Why RISC Five?

The Genius of RISC-V Microprocessors is a highly technical presentation of RISC-V processors, so I am breaking it down into some key issues.

While there are many ways to implement a CPU or Central Processing Unit, the two main styles are:

1. CISC or Complex Instruction Set Computer
2. RISC or Reduced Instruction Set Computer

CISC

Is the the more traditional way to design a CPU, where the instructions are more complex, where generally more work is performed for each instruction.

In olden times, it was easier for programmers to write programs with more powerful CPU instructions, and over time, CPU designers made increasingly more powerful instructions to appease programmers.

However, it requires more transistors to create more powerful instructions, more complexity, more time to decode and execute, and more energy consumed to make all this complexity work.

AMD and Intel are famous for making x86 CISC CPUs.

RISC

Is the new-fangled way to design a CPU, where the instructions are less complex, where generally less work is performed for each instruction.

In less olden times, programmers no longer write low-level machine code or assembler instructions; they use high-level compilers that make it easier to write high-level code that is translated into low-level machine code. Consequently, CPU designers no longer need to appease programmers this way.

Both theory and practice demonstrate that simpler instructions require fewer transistors to implement, less time to decode, and consume less energy. Consequently, we find RISC CPUs in products like mobile phones and other devices, where batteries put serious limits on how much energy is available for CPUs.

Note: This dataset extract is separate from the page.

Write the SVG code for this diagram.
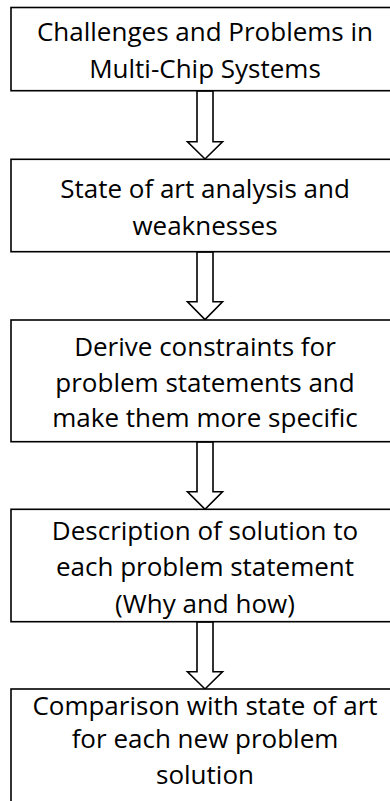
<svg xmlns="http://www.w3.org/2000/svg" width="390" height="801" viewBox="0 0 390 801">
  <style>
    .box { fill: #ffffff; stroke: #000000; stroke-width: 1.6; }
    .arrow { fill: #ffffff; stroke: #000000; stroke-width: 1.6; stroke-linejoin: miter; }
    .label { font-family: "Open Sans", "Liberation Sans", sans-serif; font-size: 26px; fill: #000000; text-anchor: middle; }
  </style>
  <rect width="390" height="801" fill="#ffffff"/>

  <!-- hollow block arrows between the steps -->
  <g id="connectors">
    <polygon class="arrow" points="197,91 213,91 213,141.7 222.5,141.7 205,159 187.5,141.7 197,141.7"/>
    <polygon class="arrow" points="197,252 213,252 213,301.7 222.5,301.7 205,319.5 187.5,301.7 197,301.7"/>
    <polygon class="arrow" points="197,442 213,442 213,491.7 222.5,491.7 205,509.3 187.5,491.7 197,491.7"/>
    <polygon class="arrow" points="197,622 213,622 213,671.7 222.5,671.7 205,689 187.5,671.7 197,671.7"/>
  </g>

  <g id="node-challenges">
    <rect class="box" x="11" y="7.5" width="390" height="83.2"/>
    <text class="label" x="205" y="41">Challenges and Problems in</text>
    <text class="label" x="205" y="78">Multi-Chip Systems</text>
  </g>

  <g id="node-state-of-art">
    <rect class="box" x="11" y="159.3" width="390" height="92.4"/>
    <text class="label" x="205" y="198">State of art analysis and</text>
    <text class="label" x="205" y="234.5">weaknesses</text>
  </g>

  <g id="node-constraints">
    <rect class="box" x="11" y="320" width="390" height="121.7"/>
    <text class="label" x="205" y="355.5">Derive constraints for</text>
    <text class="label" x="205" y="391.5">problem statements and</text>
    <text class="label" x="205" y="427">make them more specific</text>
  </g>

  <g id="node-solution">
    <rect class="box" x="11" y="509.3" width="390" height="112.4"/>
    <text class="label" x="205" y="539.5">Description of solution to</text>
    <text class="label" x="205" y="576">each problem statement</text>
    <text class="label" x="205" y="613">(Why and how)</text>
  </g>

  <g id="node-comparison">
    <rect class="box" x="11" y="689" width="390" height="130"/>
    <text class="label" x="205" y="714.5">Comparison with state of art</text>
    <text class="label" x="205" y="748">for each new problem</text>
    <text class="label" x="205" y="784">solution</text>
  </g>
</svg>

Apple and Qualcomm are famous for making modern RISC processors like ARM (Advanced RISC Machine), but IBM, Motorola, Sun Microsystems, and others have been making RISC processors for the other advantages of RISC.

RISC-V

Is the new kid on the block of RISC design with some interesting and innovative characteristics:

• It is 'Open Source,' so no one needs to pay companies like ARM or Intel licensing fees to use their designs. This can help lower costs.
• RISC-V has even fewer basic instructions than ARM, meaning it is possible to build RISC-V CPUs with even fewer transistors. This can help lower costs.
• In the Internet of Things (IoT), costs and energy use can be even more minimal for very small devices, such as light switches, than for ARM or other designs.
• However, being the new kid on the block, the actual performance of RISC-V lags that of ARM, but there are no technical reasons why it cannot catch up. Also, for IoT, cost is a more important consideration than performance.
• RISC-V is scalable; more instructions can be added, which means it can be implemented with performance comparable to ARM and other architectures, possibly even better.

Internet of Things

The idea is that almost any product can have a CPU and be connected to the internet. With home automation or the 'Smart Home,' we will see multifarious devices such as light switches, thermostats, sensors, refrigerators, toasters, etc., that have a CPU performing some task, the most important task being connected and communicating on the internet.

Conventional processors, such as ARM, will find it harder to compete in this market in terms of cost.

However, as ARM proved they can compete with CISC in laptops, desktops, workstations, supercomputers, and the cloud, we can expect RISC-V to attempt to compete in these spaces.

RISC-V is already competing in the supercomputer space because, for very specialized computing, fewer transistors are needed, which also means that more CPU cores can be implemented with the same number of transistors as conventional designs.